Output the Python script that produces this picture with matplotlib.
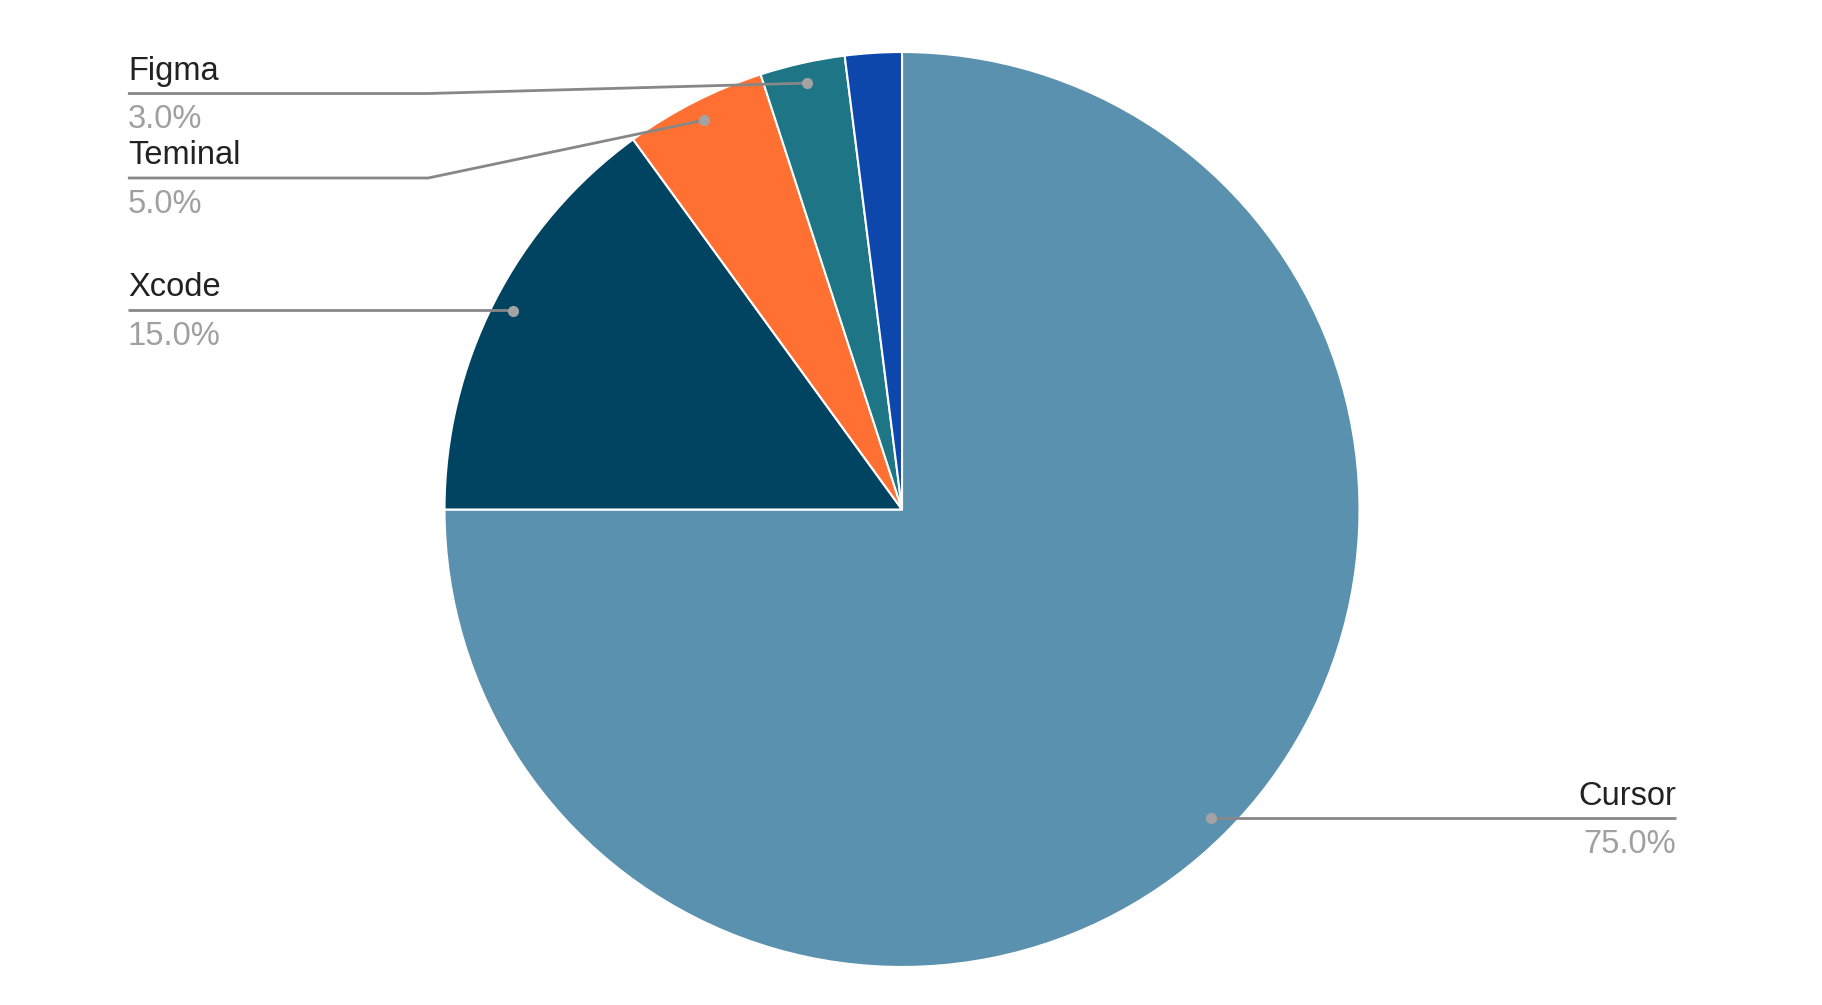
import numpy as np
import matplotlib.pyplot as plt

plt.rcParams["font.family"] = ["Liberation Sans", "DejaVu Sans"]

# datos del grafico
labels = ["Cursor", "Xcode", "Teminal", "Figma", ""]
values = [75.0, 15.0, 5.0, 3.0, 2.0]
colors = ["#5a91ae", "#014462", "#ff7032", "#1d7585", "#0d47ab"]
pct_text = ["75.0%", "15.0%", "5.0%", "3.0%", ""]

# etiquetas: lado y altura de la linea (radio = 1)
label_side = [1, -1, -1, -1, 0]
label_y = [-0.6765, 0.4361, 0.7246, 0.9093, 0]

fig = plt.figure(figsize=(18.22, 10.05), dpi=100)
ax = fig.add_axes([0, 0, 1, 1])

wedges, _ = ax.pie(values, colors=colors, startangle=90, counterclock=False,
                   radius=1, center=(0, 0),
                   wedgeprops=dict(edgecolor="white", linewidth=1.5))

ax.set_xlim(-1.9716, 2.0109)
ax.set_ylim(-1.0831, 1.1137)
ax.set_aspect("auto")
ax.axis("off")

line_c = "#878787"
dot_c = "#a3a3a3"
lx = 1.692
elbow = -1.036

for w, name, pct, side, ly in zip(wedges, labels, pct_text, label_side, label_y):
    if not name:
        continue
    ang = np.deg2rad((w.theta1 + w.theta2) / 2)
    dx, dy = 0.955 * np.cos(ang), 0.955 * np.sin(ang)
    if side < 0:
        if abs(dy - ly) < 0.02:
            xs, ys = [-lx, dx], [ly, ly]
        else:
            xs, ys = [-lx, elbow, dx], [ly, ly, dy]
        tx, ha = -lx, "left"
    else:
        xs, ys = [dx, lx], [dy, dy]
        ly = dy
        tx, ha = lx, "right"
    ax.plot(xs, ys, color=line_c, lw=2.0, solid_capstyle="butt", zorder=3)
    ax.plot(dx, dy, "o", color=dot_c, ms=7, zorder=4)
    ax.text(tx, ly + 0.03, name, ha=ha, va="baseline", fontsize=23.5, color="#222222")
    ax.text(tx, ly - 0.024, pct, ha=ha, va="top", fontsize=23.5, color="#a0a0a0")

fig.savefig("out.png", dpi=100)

====

What is needed → Quote every line word for word and keep the images out of the copy.

Exercise answer →
Output the Python script that produces this picture with matplotlib.
import numpy as np
import matplotlib.pyplot as plt

plt.rcParams["font.family"] = ["Liberation Sans", "DejaVu Sans"]

# datos del grafico
labels = ["Cursor", "Xcode", "Teminal", "Figma", ""]
values = [75.0, 15.0, 5.0, 3.0, 2.0]
colors = ["#5a91ae", "#014462", "#ff7032", "#1d7585", "#0d47ab"]
pct_text = ["75.0%", "15.0%", "5.0%", "3.0%", ""]

# etiquetas: lado y altura de la linea (radio = 1)
label_side = [1, -1, -1, -1, 0]
label_y = [-0.6765, 0.4361, 0.7246, 0.9093, 0]

fig = plt.figure(figsize=(18.22, 10.05), dpi=100)
ax = fig.add_axes([0, 0, 1, 1])

wedges, _ = ax.pie(values, colors=colors, startangle=90, counterclock=False,
                   radius=1, center=(0, 0),
                   wedgeprops=dict(edgecolor="white", linewidth=1.5))

ax.set_xlim(-1.9716, 2.0109)
ax.set_ylim(-1.0831, 1.1137)
ax.set_aspect("auto")
ax.axis("off")

line_c = "#878787"
dot_c = "#a3a3a3"
lx = 1.692
elbow = -1.036

for w, name, pct, side, ly in zip(wedges, labels, pct_text, label_side, label_y):
    if not name:
        continue
    ang = np.deg2rad((w.theta1 + w.theta2) / 2)
    dx, dy = 0.955 * np.cos(ang), 0.955 * np.sin(ang)
    if side < 0:
        if abs(dy - ly) < 0.02:
            xs, ys = [-lx, dx], [ly, ly]
        else:
            xs, ys = [-lx, elbow, dx], [ly, ly, dy]
        tx, ha = -lx, "left"
    else:
        xs, ys = [dx, lx], [dy, dy]
        ly = dy
        tx, ha = lx, "right"
    ax.plot(xs, ys, color=line_c, lw=2.0, solid_capstyle="butt", zorder=3)
    ax.plot(dx, dy, "o", color=dot_c, ms=7, zorder=4)
    ax.text(tx, ly + 0.03, name, ha=ha, va="baseline", fontsize=23.5, color="#222222")
    ax.text(tx, ly - 0.024, pct, ha=ha, va="top", fontsize=23.5, color="#a0a0a0")

fig.savefig("out.png", dpi=100)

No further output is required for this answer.